You are viewing a plain text version of this content. The canonical link for it is here.
Posted to java-user@lucene.apache.org by Bhavin Pandya <bh...@rediff.co.in> on 2007/04/16 12:41:58 UTC

How to get list of all terms from given doc id?

Hi guys,

In my existing index, i have not stored my index with TermVector.YES.
is there any way to fetch all the terms from the given document id.

Thanks.
Bhavin pandya

Re: How to get list of all terms from given doc id?

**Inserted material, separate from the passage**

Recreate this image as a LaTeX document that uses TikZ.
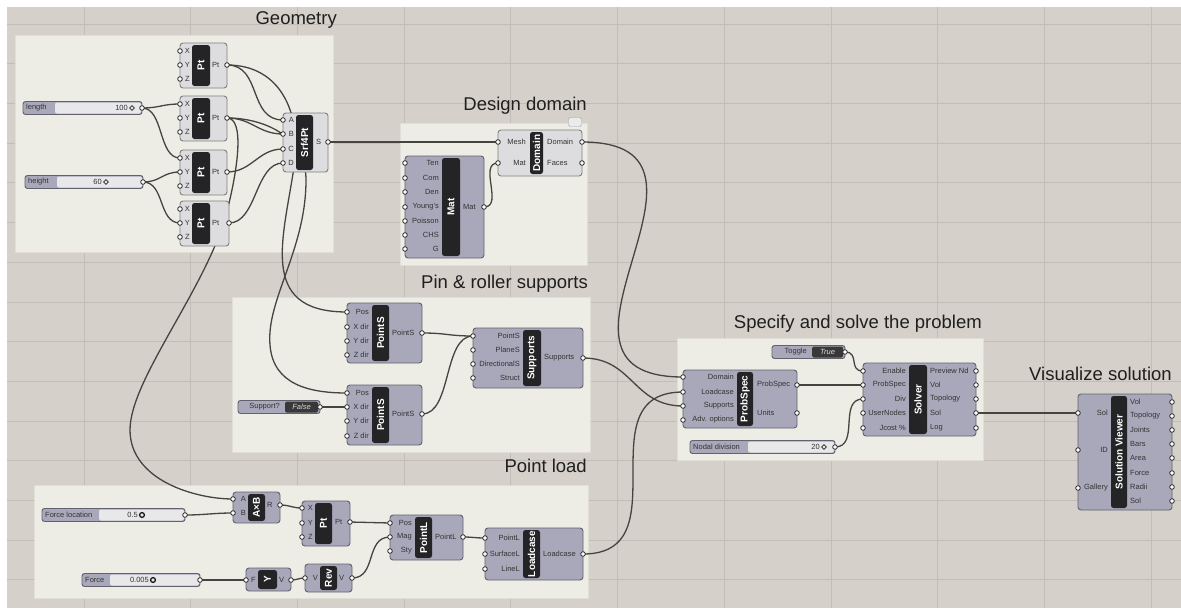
\documentclass[tikz,border=0pt]{standalone}
\usepackage{fontspec}
\setmainfont{Liberation Sans}
\usepackage{xcolor}
\definecolor{canvasbg}{RGB}{213,208,201}
\definecolor{gridgrey}{RGB}{194,189,182}
\definecolor{groupfill}{RGB}{237,236,229}
\definecolor{groupedge}{RGB}{224,222,214}
\definecolor{compfill}{RGB}{168,168,186}
\definecolor{compedge}{RGB}{98,98,110}
\definecolor{paramfill}{RGB}{221,221,223}
\definecolor{barblack}{RGB}{36,36,38}
\definecolor{wiregrey}{RGB}{70,68,64}
\definecolor{railfill}{RGB}{232,232,234}
\usepackage{tikz}
\usetikzlibrary{shapes.geometric}
\pgfdeclarelayer{panels}
\pgfdeclarelayer{wires}
\pgfsetlayers{panels,wires,main}
\tikzset{
    grouppanel/.style = {rectangle, draw=groupedge, fill=groupfill, line width=1pt,
                         inner sep=0pt, outer sep=0pt},
    grouptitle/.style = {anchor=east, inner sep=0pt, text=black!88,
                         font=\fontsize{18.5}{20}\selectfont},
    compbody/.style   = {rectangle, draw=compedge, fill=compfill, line width=0.9pt,
                         rounded corners=3pt, inner sep=0pt, outer sep=0pt},
    parambody/.style  = {compbody, fill=paramfill, draw=black!50},
    namebar/.style    = {rectangle, fill=barblack, rounded corners=2.5pt,
                         inner sep=0pt, outer sep=0pt},
    nametext/.style   = {rotate=90, inner sep=0pt, text=white,
                         font=\fontsize{10}{11}\selectfont\bfseries},
    portlabel/.style  = {inner sep=0pt, text=black!80, font=\fontsize{7.5}{8}\selectfont},
    port/.style       = {circle, draw=black!85, fill=white, line width=0.8pt,
                         minimum size=4.6pt, inner sep=0pt},
    sliderframe/.style= {compbody, rounded corners=2.5pt, minimum height=13pt},
    sliderrail/.style = {rectangle, fill=railfill, rounded corners=2pt, inner sep=0pt,
                         minimum height=11pt},
    intgrip/.style    = {diamond, draw=black!85, line width=0.8pt, minimum size=5pt,
                         inner sep=0pt},
    realgrip/.style   = {circle, draw=black!90, line width=1.3pt, minimum size=4.8pt,
                         inner sep=0pt},
    togglebox/.style  = {rectangle, fill=black!78, rounded corners=1.5pt, inner sep=0pt,
                         minimum height=11pt, text=white!85!black,
                         font=\fontsize{7.5}{8}\selectfont\itshape},
    tagbubble/.style  = {rectangle, draw=black!35, fill=white!92!black, rounded corners=1.5pt,
                         minimum width=13pt, minimum height=9pt, inner sep=0pt},
    wire/.style       = {draw=wiregrey, line width=1.3pt}
}
% group: name, x1, y1, x2, y2, title x, title y, title
\newcommand{\ghgroup}[8]{%
  \node[grouppanel, minimum width={#4-#2}, minimum height={#5-#3}] (#1) at ({(#2+#4)/2},{(#3+#5)/2}) {};
  \node[grouptitle] (#1-title) at (#6,#7) {#8};
}
% component: name, body style, x1, y1, x2, y2, bar x1, bar x2, title
\newcommand{\ghcomp}[9]{%
  \node[#2, minimum width={#5-#3}, minimum height={#6-#4}] (#1) at ({(#3+#5)/2},{(#4+#6)/2}) {};
  \node[namebar, minimum width={#8-#7}, minimum height={#6-#4-4}] (#1-bar) at ({(#7+#8)/2},{(#4+#6)/2}) {};
  \node[nametext] (#1-name) at (#1-bar) {#9};
}
% ports: name, edge x, label x, list of y/label
\newcommand{\ghins}[4]{%
  \foreach \py/\pl [count=\k] in {#4} {
    \node[port] (#1-i\k) at (#2,\py) {};
    \node[portlabel, anchor=east] (#1-il\k) at (#3,\py) {\pl};
  }}
\newcommand{\ghouts}[4]{%
  \foreach \py/\pl [count=\k] in {#4} {
    \node[port] (#1-o\k) at (#2,\py) {};
    \node[portlabel, anchor=west] (#1-ol\k) at (#3,\py) {\pl};
  }}
% slider: name, x1, x2, y, label box end, label, value, grip x, grip style
\newcommand{\ghslider}[9]{%
  \node[sliderframe, minimum width={#3-#2}] (#1) at ({(#2+#3)/2},#4) {};
  \node[sliderrail, minimum width={#3-#5-1}] (#1-rail) at ({(#5+#3-1)/2},#4) {};
  \node[portlabel, anchor=west] (#1-name) at (#2+3,#4) {#6};
  \node[portlabel, anchor=east] (#1-value) at (#8-4,#4) {#7};
  \node[#9] (#1-grip) at (#8,#4) {};
  \node[port] (#1-o1) at (#3,#4) {};
}
% toggle: name, x1, x2, y, value box start, label, value
\newcommand{\ghtoggle}[7]{%
  \node[sliderframe, minimum width={#3-#2}] (#1) at ({(#2+#3)/2},#4) {};
  \node[togglebox, minimum width={#3-#5-2}] (#1-box) at ({(#5+#3-2)/2},#4) {#7};
  \node[portlabel, anchor=east] (#1-name) at (#5-5,#4) {#6};
  \node[port] (#1-o1) at (#3,#4) {};
}
\newcommand{\ghwire}[3]{\draw[wire] (#1.center) .. controls +(#3,0) and +(-#3,0) .. (#2.center);}

\begin{document}
\begin{tikzpicture}[x=1pt, y=-1pt]
\useasboundingbox (0,0) rectangle (1181,608);
\begin{pgfonlayer}{panels}
  \fill[white] (0,0) rectangle (1181,608);
  \fill[canvasbg] (7,7) rectangle (1181,608);
  \foreach \k in {0,...,10}
    \draw[gridgrey, line width=0.7pt] ({84+106.7*\k},7) -- ({84+106.7*\k},608);
  \foreach \k in {0,...,14}
    \draw[gridgrey, line width=0.7pt] (7,{24+39.7*\k}) -- (1181,{24+39.7*\k});
  \ghgroup{geometry}{15}{35}{333}{252}{337}{20}{Geometry}
  \ghgroup{designdomain}{400}{123}{587}{265}{587}{106}{Design domain}
  \ghgroup{pinroller}{232}{297}{590}{452}{588}{284}{Pin \& roller supports}
  \ghgroup{solve}{677}{338}{983}{460}{982}{324}{Specify and solve the problem}
  \ghgroup{pointload}{34}{485}{588}{598}{587}{466}{Point load}
  \node[grouptitle] (visualize) at (1172,374) {Visualize solution};
\end{pgfonlayer}

% Geometry
\ghcomp{pt1}{parambody}{180}{43}{227}{88}{192}{210}{Pt}
\ghins{pt1}{180}{190}{51/X,65/Y,79/Z}
\ghouts{pt1}{227}{212}{65/Pt}
\ghcomp{pt2}{parambody}{180}{96}{227}{141}{192}{210}{Pt}
\ghins{pt2}{180}{190}{104/X,118/Y,132/Z}
\ghouts{pt2}{227}{212}{118/Pt}
\ghcomp{pt3}{parambody}{180}{150}{227}{195}{192}{210}{Pt}
\ghins{pt3}{180}{190}{158/X,172/Y,186/Z}
\ghouts{pt3}{227}{212}{172/Pt}
\ghcomp{pt4}{parambody}{180}{201}{229}{246}{192}{210}{Pt}
\ghins{pt4}{180}{190}{209/X,223/Y,237/Z}
\ghouts{pt4}{229}{212}{223/Pt}
\ghcomp{srf}{parambody}{283}{113}{328}{172}{296}{313}{Srf4Pt}
\ghins{srf}{283}{294}{120/A,134/B,149/C,163/D}
\ghouts{srf}{328}{316}{142/S}
\ghslider{length}{23}{142}{108}{55}{length}{100}{132}{intgrip}
\ghslider{height}{25}{143}{182}{57}{height}{60}{106}{intgrip}

% Design domain
\ghcomp{domain}{parambody}{498}{130}{582}{176}{530}{543}{Domain}
\ghins{domain}{498}{526}{142/Mesh,163/Mat}
\ghouts{domain}{582}{547}{142/Domain,163/Faces}
\node[tagbubble] (domain-tag) at (575,122) {};
\ghcomp{mat}{compbody}{405}{156}{484}{258}{442}{460}{Mat}
\ghins{mat}{405}{439}{163/Ten,178/Com,192/Den,207/Young's,221/Poisson,235/CHS,249/G}
\ghouts{mat}{484}{463}{207/Mat}

% Pin & roller supports
\ghcomp{ps1}{compbody}{347}{303}{422}{363}{372}{389}{PointS}
\ghins{ps1}{347}{369}{312/Pos,327/X dir,341/Y dir,355/Z dir}
\ghouts{ps1}{422}{392}{333/PointS}
\ghcomp{ps2}{compbody}{347}{385}{422}{445}{372}{389}{PointS}
\ghins{ps2}{347}{369}{393/Pos,407/X dir,421/Y dir,436/Z dir}
\ghouts{ps2}{422}{392}{414/PointS}
\ghcomp{sup}{compbody}{473}{328}{583}{388}{523}{541}{Supports}
\ghins{sup}{473}{520}{336/PointS,350/PlaneS,364/DirectionalS,378/Struct}
\ghouts{sup}{583}{544}{358/Supports}
\ghtoggle{supportq}{238}{320}{407}{285}{Support?}{False}

% Specify and solve
\ghcomp{prob}{compbody}{683}{370}{797}{428}{737}{753}{ProbSpec}
\ghins{prob}{683}{734}{377/Domain,392/Loadcase,406/Supports,420/Adv. options}
\ghouts{prob}{797}{757}{385/ProbSpec,413/Units}
\ghtoggle{toggle}{772}{845}{352}{812}{Toggle}{True}
\ghcomp{solver}{compbody}{863}{363}{976}{436}{909}{927}{Solver}
\ghins{solver}{863}{906}{371/Enable,385/ProbSpec,399/Div,413/UserNodes,428/Jcost \%}
\ghouts{solver}{976}{930}{371/Preview Nd,385/Vol,399/Topology,413/Sol,428/Log}
\ghslider{nodal}{690}{835}{447}{748}{Nodal division}{20}{824}{intgrip}

% Visualize
\ghcomp{viewer}{compbody}{1078}{394}{1172}{510}{1111}{1127}{Solution Viewer}
\ghins{viewer}{1078}{1108}{413/Sol,450/ID,488/Gallery}
\ghouts{viewer}{1172}{1130}{402/Vol,416/Topology,430/Joints,444/Bars,458/Area,473/Force,487/Radii,501/Sol}

% Point load
\ghcomp{axb}{compbody}{233}{492}{280}{523}{248}{265}{A×B}
\ghins{axb}{233}{246}{499/A,513/B}
\ghouts{axb}{280}{267}{505/R}
\ghslider{forceloc}{42}{185}{515}{99}{Force location}{0.5}{142}{realgrip}
\ghcomp{pt5}{compbody}{302}{501}{350}{546}{315}{332}{Pt}
\ghins{pt5}{302}{313}{508/X,523/Y,537/Z}
\ghouts{pt5}{350}{335}{522/Pt}
\ghslider{force}{82}{200}{580}{110}{Force}{0.005}{153}{realgrip}
\ghcomp{yneg}{compbody}{246}{568}{291}{591}{258}{277}{Y}
\ghins{yneg}{246}{256}{580/F}
\ghouts{yneg}{291}{279}{580/V}
\ghcomp{rev}{compbody}{305}{564}{352}{592}{320}{337}{Rev}
\ghins{rev}{305}{318}{578/V}
\ghouts{rev}{352}{339}{578/V}
\ghcomp{pointl}{compbody}{390}{515}{463}{560}{415}{432}{PointL}
\ghins{pointl}{390}{412}{523/Pos,537/Mag,551/Sty}
\ghouts{pointl}{463}{435}{537/PointL}
\ghcomp{loadcase}{compbody}{485}{528}{583}{580}{523}{540}{Loadcase}
\ghins{loadcase}{485}{520}{538/PointL,554/SurfaceL,569/LineL}
\ghouts{loadcase}{583}{543}{554/Loadcase}

\begin{pgfonlayer}{wires}
  \ghwire{length-o1}{pt2-i1}{18}
  \ghwire{length-o1}{pt3-i1}{22}
  \ghwire{height-o1}{pt3-i2}{18}
  \ghwire{height-o1}{pt4-i2}{22}
  \ghwire{pt1-o1}{srf-i1}{35}
  \ghwire{pt2-o1}{srf-i2}{25}
  \ghwire{pt3-o1}{srf-i3}{25}
  \ghwire{pt4-o1}{srf-i4}{28}
  \ghwire{srf-o1}{domain-i1}{40}
  \ghwire{mat-o1}{domain-i2}{20}
  \ghwire{domain-o1}{prob-i1}{170}
  \draw[wire] (pt1-o1.center) .. controls (282,65) and (300,115) .. (295,160)
      .. controls (285,235) and (255,312) .. (ps1-i1.center);
  \draw[wire] (pt2-o1.center) .. controls (262,118) and (306,135) .. (306,180)
      .. controls (306,250) and (266,300) .. (270,345)
      .. controls (273,385) and (310,393) .. (ps2-i1.center);
  \draw[wire] (pt2-o1.center) .. controls (245,118) and (238,170) .. (226,215)
      .. controls (205,290) and (130,380) .. (130,430)
      .. controls (130,480) and (195,499) .. (axb-i1.center);
  \ghwire{ps1-o1}{sup-i1}{25}
  \ghwire{ps2-o1}{sup-i1}{30}
  \ghwire{supportq-o1}{ps2-i2}{10}
  \ghwire{sup-o1}{prob-i3}{50}
  \ghwire{loadcase-o1}{prob-i2}{100}
  \ghwire{forceloc-o1}{axb-i2}{20}
  \ghwire{axb-o1}{pt5-i1}{10}
  \ghwire{pt5-o1}{pointl-i1}{20}
  \ghwire{force-o1}{yneg-i1}{20}
  \ghwire{yneg-o1}{rev-i1}{7}
  \ghwire{rev-o1}{pointl-i2}{25}
  \ghwire{pointl-o1}{loadcase-i1}{10}
  \ghwire{toggle-o1}{solver-i1}{15}
  \ghwire{prob-o1}{solver-i2}{30}
  \ghwire{nodal-o1}{solver-i3}{25}
  \ghwire{solver-o4}{viewer-i1}{40}
\end{pgfonlayer}
\end{tikzpicture}
\end{document}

Posted by Erick Erickson <er...@gmail.com>.
You can still recover all the terms. However,
depending upon whether you've stored the field values, the reconstruction
may or may not be completely accurate.

Luke has to do something like this because you can use the
"Reconstruct & Edit" button, you can download that source and see
how it's done there.

Conceptually, you would do something like
Document.getFields. For each field, enumerate all
the terms in the index using TermEnum (use a value of
"" to enumerate all the terms). For each such term, use
a TermDocs to skipTo the id of the doc you're working
on. Use a TermPositions object to find the relative offsets
of each term.

Eventually, you'll have several lists of all the terms and their
positions that you'll have to merge.

This is a complex and time-consuming process, though. Why do
you need to do this anyway?

Erick

On 4/16/07, Bhavin Pandya <bh...@rediff.co.in> wrote:
>
> Hi guys,
>
> In my existing index, i have not stored my index with TermVector.YES.
> is there any way to fetch all the terms from the given document id.
>
> Thanks.
> Bhavin pandya